━━━━━ GIVEN DATA ━━━━━

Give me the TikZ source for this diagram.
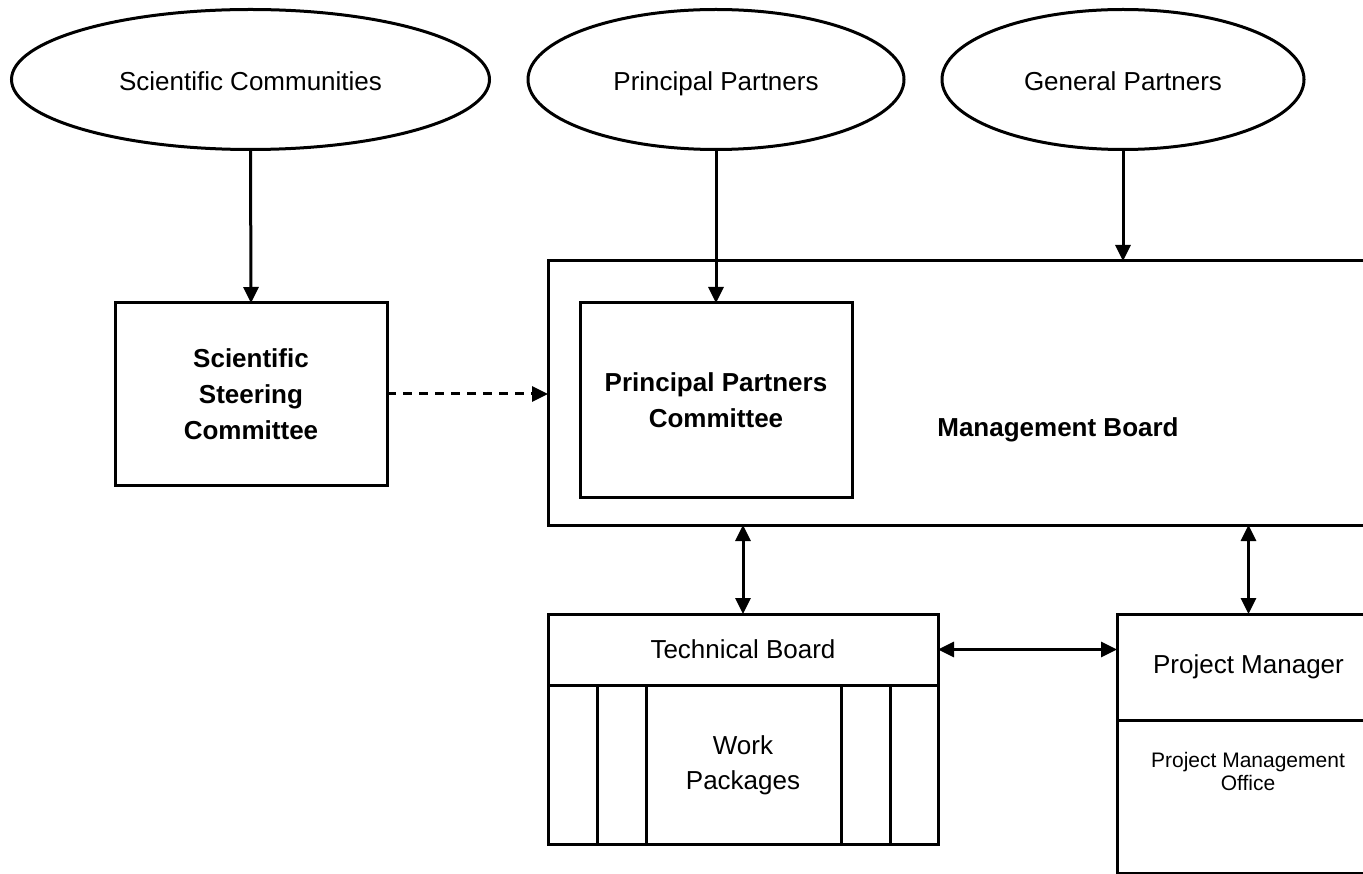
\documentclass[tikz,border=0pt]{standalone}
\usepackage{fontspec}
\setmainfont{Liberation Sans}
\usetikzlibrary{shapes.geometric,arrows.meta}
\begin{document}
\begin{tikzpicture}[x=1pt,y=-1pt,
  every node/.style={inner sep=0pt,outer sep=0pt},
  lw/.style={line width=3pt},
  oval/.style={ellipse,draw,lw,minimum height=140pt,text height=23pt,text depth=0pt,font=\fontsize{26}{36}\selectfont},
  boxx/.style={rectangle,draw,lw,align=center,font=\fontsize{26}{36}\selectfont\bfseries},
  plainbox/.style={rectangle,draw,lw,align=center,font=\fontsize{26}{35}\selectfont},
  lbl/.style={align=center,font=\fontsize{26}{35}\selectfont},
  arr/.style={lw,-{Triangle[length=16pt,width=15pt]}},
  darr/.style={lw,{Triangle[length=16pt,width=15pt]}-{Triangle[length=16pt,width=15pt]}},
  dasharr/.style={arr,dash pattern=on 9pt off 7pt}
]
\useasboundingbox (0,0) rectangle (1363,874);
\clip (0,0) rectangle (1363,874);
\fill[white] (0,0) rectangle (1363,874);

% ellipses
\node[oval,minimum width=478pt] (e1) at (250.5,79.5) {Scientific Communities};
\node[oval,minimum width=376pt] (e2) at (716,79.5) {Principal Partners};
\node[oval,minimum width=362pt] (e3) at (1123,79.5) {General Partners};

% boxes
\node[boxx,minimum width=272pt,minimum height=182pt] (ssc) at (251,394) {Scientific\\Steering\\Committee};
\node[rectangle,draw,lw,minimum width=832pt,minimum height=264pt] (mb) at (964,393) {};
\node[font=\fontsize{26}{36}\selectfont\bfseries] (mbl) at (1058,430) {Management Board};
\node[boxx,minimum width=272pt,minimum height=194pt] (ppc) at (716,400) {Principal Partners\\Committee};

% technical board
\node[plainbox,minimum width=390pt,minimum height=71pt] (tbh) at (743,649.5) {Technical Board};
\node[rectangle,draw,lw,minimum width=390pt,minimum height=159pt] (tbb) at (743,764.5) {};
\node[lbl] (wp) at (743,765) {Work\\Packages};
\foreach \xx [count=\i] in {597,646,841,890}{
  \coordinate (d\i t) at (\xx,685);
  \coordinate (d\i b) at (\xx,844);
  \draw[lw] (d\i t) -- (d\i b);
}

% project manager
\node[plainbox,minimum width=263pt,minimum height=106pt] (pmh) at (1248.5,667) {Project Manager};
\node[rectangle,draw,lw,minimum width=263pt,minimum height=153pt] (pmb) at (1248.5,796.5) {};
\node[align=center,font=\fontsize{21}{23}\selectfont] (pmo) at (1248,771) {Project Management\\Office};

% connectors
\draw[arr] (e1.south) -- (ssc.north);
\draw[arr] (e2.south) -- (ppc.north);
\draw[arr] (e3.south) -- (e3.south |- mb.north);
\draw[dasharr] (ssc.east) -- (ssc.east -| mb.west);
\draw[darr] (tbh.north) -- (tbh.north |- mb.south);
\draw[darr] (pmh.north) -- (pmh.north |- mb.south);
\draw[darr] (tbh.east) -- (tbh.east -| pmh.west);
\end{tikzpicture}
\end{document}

━━━━━

WHAT IS REQUIRED:
Transcribe the whole listing exactly. Pictures stay out of your copy.

EXERCISE SOLUTION:
Give me the TikZ source for this diagram.
\documentclass[tikz,border=0pt]{standalone}
\usepackage{fontspec}
\setmainfont{Liberation Sans}
\usetikzlibrary{shapes.geometric,arrows.meta}
\begin{document}
\begin{tikzpicture}[x=1pt,y=-1pt,
  every node/.style={inner sep=0pt,outer sep=0pt},
  lw/.style={line width=3pt},
  oval/.style={ellipse,draw,lw,minimum height=140pt,text height=23pt,text depth=0pt,font=\fontsize{26}{36}\selectfont},
  boxx/.style={rectangle,draw,lw,align=center,font=\fontsize{26}{36}\selectfont\bfseries},
  plainbox/.style={rectangle,draw,lw,align=center,font=\fontsize{26}{35}\selectfont},
  lbl/.style={align=center,font=\fontsize{26}{35}\selectfont},
  arr/.style={lw,-{Triangle[length=16pt,width=15pt]}},
  darr/.style={lw,{Triangle[length=16pt,width=15pt]}-{Triangle[length=16pt,width=15pt]}},
  dasharr/.style={arr,dash pattern=on 9pt off 7pt}
]
\useasboundingbox (0,0) rectangle (1363,874);
\clip (0,0) rectangle (1363,874);
\fill[white] (0,0) rectangle (1363,874);

% ellipses
\node[oval,minimum width=478pt] (e1) at (250.5,79.5) {Scientific Communities};
\node[oval,minimum width=376pt] (e2) at (716,79.5) {Principal Partners};
\node[oval,minimum width=362pt] (e3) at (1123,79.5) {General Partners};

% boxes
\node[boxx,minimum width=272pt,minimum height=182pt] (ssc) at (251,394) {Scientific\\Steering\\Committee};
\node[rectangle,draw,lw,minimum width=832pt,minimum height=264pt] (mb) at (964,393) {};
\node[font=\fontsize{26}{36}\selectfont\bfseries] (mbl) at (1058,430) {Management Board};
\node[boxx,minimum width=272pt,minimum height=194pt] (ppc) at (716,400) {Principal Partners\\Committee};

% technical board
\node[plainbox,minimum width=390pt,minimum height=71pt] (tbh) at (743,649.5) {Technical Board};
\node[rectangle,draw,lw,minimum width=390pt,minimum height=159pt] (tbb) at (743,764.5) {};
\node[lbl] (wp) at (743,765) {Work\\Packages};
\foreach \xx [count=\i] in {597,646,841,890}{
  \coordinate (d\i t) at (\xx,685);
  \coordinate (d\i b) at (\xx,844);
  \draw[lw] (d\i t) -- (d\i b);
}

% project manager
\node[plainbox,minimum width=263pt,minimum height=106pt] (pmh) at (1248.5,667) {Project Manager};
\node[rectangle,draw,lw,minimum width=263pt,minimum height=153pt] (pmb) at (1248.5,796.5) {};
\node[align=center,font=\fontsize{21}{23}\selectfont] (pmo) at (1248,771) {Project Management\\Office};

% connectors
\draw[arr] (e1.south) -- (ssc.north);
\draw[arr] (e2.south) -- (ppc.north);
\draw[arr] (e3.south) -- (e3.south |- mb.north);
\draw[dasharr] (ssc.east) -- (ssc.east -| mb.west);
\draw[darr] (tbh.north) -- (tbh.north |- mb.south);
\draw[darr] (pmh.north) -- (pmh.north |- mb.south);
\draw[darr] (tbh.east) -- (tbh.east -| pmh.west);
\end{tikzpicture}
\end{document}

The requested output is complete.